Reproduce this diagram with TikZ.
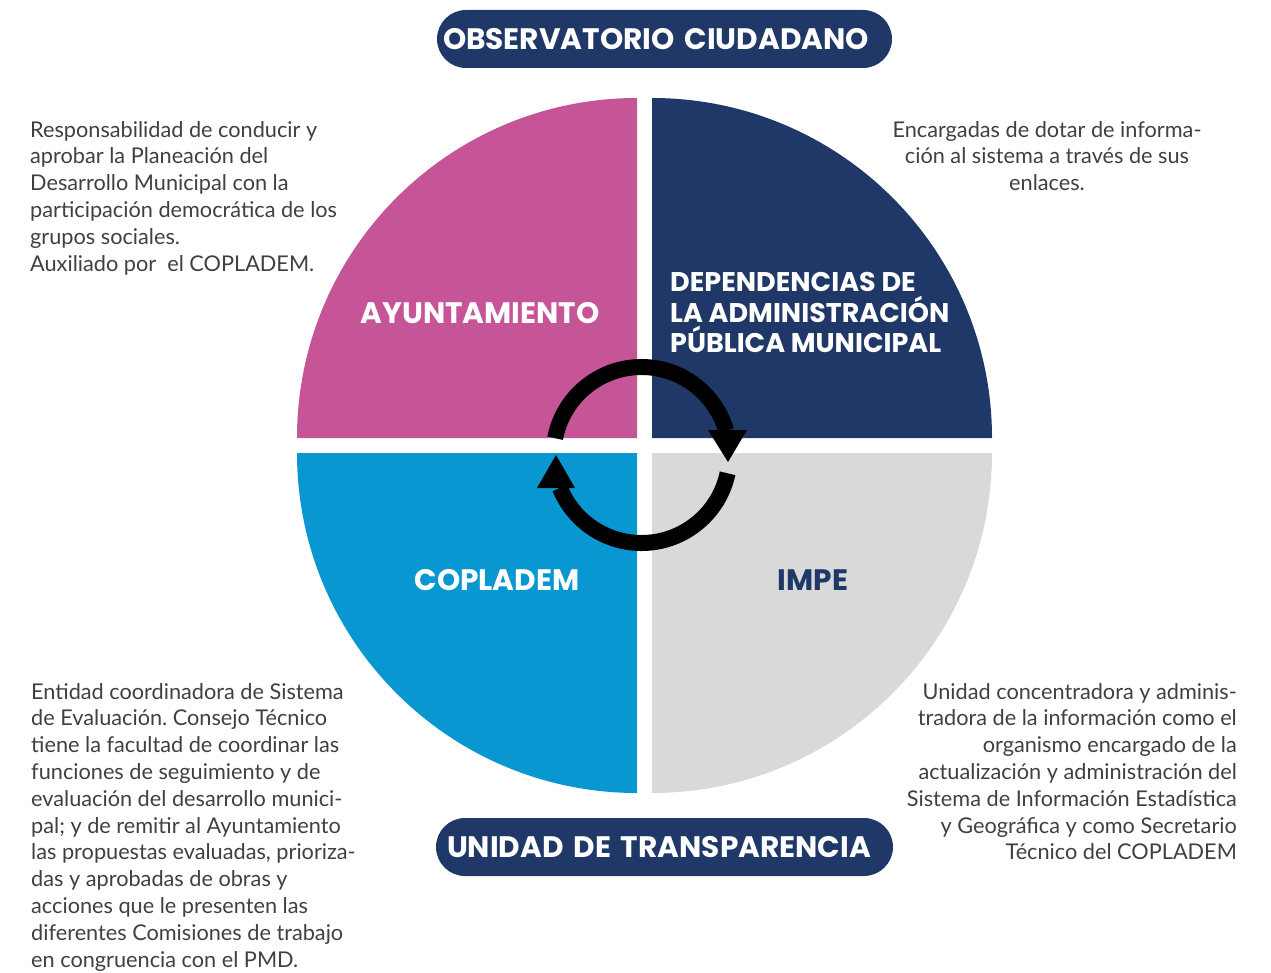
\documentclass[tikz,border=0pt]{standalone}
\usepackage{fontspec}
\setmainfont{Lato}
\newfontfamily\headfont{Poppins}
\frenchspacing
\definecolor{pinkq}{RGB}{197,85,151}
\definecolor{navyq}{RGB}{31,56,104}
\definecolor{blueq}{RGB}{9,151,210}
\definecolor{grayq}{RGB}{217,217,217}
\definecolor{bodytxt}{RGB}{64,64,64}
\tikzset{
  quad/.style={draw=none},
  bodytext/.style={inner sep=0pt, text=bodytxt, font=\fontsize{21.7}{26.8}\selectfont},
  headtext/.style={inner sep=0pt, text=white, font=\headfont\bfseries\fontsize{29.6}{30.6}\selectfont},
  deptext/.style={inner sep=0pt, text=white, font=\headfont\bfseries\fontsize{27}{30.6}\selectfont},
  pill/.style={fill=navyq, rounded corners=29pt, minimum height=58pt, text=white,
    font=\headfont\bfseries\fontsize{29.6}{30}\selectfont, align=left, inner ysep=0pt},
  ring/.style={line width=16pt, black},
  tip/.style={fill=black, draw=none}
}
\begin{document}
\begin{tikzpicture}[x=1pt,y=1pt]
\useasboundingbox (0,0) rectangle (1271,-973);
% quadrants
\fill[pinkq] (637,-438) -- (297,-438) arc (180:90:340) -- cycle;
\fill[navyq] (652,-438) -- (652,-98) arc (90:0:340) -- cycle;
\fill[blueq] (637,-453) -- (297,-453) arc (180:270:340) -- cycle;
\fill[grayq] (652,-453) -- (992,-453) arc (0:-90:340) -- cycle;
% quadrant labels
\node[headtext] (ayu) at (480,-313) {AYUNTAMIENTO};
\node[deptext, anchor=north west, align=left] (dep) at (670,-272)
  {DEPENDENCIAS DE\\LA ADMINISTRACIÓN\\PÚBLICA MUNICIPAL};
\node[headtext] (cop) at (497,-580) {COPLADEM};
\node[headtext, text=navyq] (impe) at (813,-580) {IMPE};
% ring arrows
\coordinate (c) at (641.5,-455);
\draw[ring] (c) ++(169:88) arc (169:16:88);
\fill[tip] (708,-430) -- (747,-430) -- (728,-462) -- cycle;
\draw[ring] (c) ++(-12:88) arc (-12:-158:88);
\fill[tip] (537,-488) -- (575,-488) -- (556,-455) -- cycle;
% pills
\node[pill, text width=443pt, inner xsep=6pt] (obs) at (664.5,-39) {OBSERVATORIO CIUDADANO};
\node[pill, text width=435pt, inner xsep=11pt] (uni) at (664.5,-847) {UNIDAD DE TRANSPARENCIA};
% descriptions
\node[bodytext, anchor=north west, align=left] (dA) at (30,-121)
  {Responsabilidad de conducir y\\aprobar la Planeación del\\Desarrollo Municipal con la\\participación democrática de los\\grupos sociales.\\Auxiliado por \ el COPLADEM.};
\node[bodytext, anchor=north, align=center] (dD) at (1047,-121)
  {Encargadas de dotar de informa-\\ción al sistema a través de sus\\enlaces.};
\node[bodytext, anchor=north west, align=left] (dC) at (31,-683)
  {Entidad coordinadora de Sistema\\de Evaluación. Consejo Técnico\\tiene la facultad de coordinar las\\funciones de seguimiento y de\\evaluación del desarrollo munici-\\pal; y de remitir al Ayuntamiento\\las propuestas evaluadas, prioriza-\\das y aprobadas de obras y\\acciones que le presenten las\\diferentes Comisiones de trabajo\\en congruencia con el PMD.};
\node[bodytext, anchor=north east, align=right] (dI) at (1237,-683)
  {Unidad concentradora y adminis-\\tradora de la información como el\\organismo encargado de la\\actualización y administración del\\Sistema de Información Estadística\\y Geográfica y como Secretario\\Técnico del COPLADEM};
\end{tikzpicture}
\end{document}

### WHAT TO PRODUCE
Would you return the data exactly as written, without the pictures?

### ANSWER BELOW
Reproduce this diagram with TikZ.
\documentclass[tikz,border=0pt]{standalone}
\usepackage{fontspec}
\setmainfont{Lato}
\newfontfamily\headfont{Poppins}
\frenchspacing
\definecolor{pinkq}{RGB}{197,85,151}
\definecolor{navyq}{RGB}{31,56,104}
\definecolor{blueq}{RGB}{9,151,210}
\definecolor{grayq}{RGB}{217,217,217}
\definecolor{bodytxt}{RGB}{64,64,64}
\tikzset{
  quad/.style={draw=none},
  bodytext/.style={inner sep=0pt, text=bodytxt, font=\fontsize{21.7}{26.8}\selectfont},
  headtext/.style={inner sep=0pt, text=white, font=\headfont\bfseries\fontsize{29.6}{30.6}\selectfont},
  deptext/.style={inner sep=0pt, text=white, font=\headfont\bfseries\fontsize{27}{30.6}\selectfont},
  pill/.style={fill=navyq, rounded corners=29pt, minimum height=58pt, text=white,
    font=\headfont\bfseries\fontsize{29.6}{30}\selectfont, align=left, inner ysep=0pt},
  ring/.style={line width=16pt, black},
  tip/.style={fill=black, draw=none}
}
\begin{document}
\begin{tikzpicture}[x=1pt,y=1pt]
\useasboundingbox (0,0) rectangle (1271,-973);
% quadrants
\fill[pinkq] (637,-438) -- (297,-438) arc (180:90:340) -- cycle;
\fill[navyq] (652,-438) -- (652,-98) arc (90:0:340) -- cycle;
\fill[blueq] (637,-453) -- (297,-453) arc (180:270:340) -- cycle;
\fill[grayq] (652,-453) -- (992,-453) arc (0:-90:340) -- cycle;
% quadrant labels
\node[headtext] (ayu) at (480,-313) {AYUNTAMIENTO};
\node[deptext, anchor=north west, align=left] (dep) at (670,-272)
  {DEPENDENCIAS DE\\LA ADMINISTRACIÓN\\PÚBLICA MUNICIPAL};
\node[headtext] (cop) at (497,-580) {COPLADEM};
\node[headtext, text=navyq] (impe) at (813,-580) {IMPE};
% ring arrows
\coordinate (c) at (641.5,-455);
\draw[ring] (c) ++(169:88) arc (169:16:88);
\fill[tip] (708,-430) -- (747,-430) -- (728,-462) -- cycle;
\draw[ring] (c) ++(-12:88) arc (-12:-158:88);
\fill[tip] (537,-488) -- (575,-488) -- (556,-455) -- cycle;
% pills
\node[pill, text width=443pt, inner xsep=6pt] (obs) at (664.5,-39) {OBSERVATORIO CIUDADANO};
\node[pill, text width=435pt, inner xsep=11pt] (uni) at (664.5,-847) {UNIDAD DE TRANSPARENCIA};
% descriptions
\node[bodytext, anchor=north west, align=left] (dA) at (30,-121)
  {Responsabilidad de conducir y\\aprobar la Planeación del\\Desarrollo Municipal con la\\participación democrática de los\\grupos sociales.\\Auxiliado por \ el COPLADEM.};
\node[bodytext, anchor=north, align=center] (dD) at (1047,-121)
  {Encargadas de dotar de informa-\\ción al sistema a través de sus\\enlaces.};
\node[bodytext, anchor=north west, align=left] (dC) at (31,-683)
  {Entidad coordinadora de Sistema\\de Evaluación. Consejo Técnico\\tiene la facultad de coordinar las\\funciones de seguimiento y de\\evaluación del desarrollo munici-\\pal; y de remitir al Ayuntamiento\\las propuestas evaluadas, prioriza-\\das y aprobadas de obras y\\acciones que le presenten las\\diferentes Comisiones de trabajo\\en congruencia con el PMD.};
\node[bodytext, anchor=north east, align=right] (dI) at (1237,-683)
  {Unidad concentradora y adminis-\\tradora de la información como el\\organismo encargado de la\\actualización y administración del\\Sistema de Información Estadística\\y Geográfica y como Secretario\\Técnico del COPLADEM};
\end{tikzpicture}
\end{document}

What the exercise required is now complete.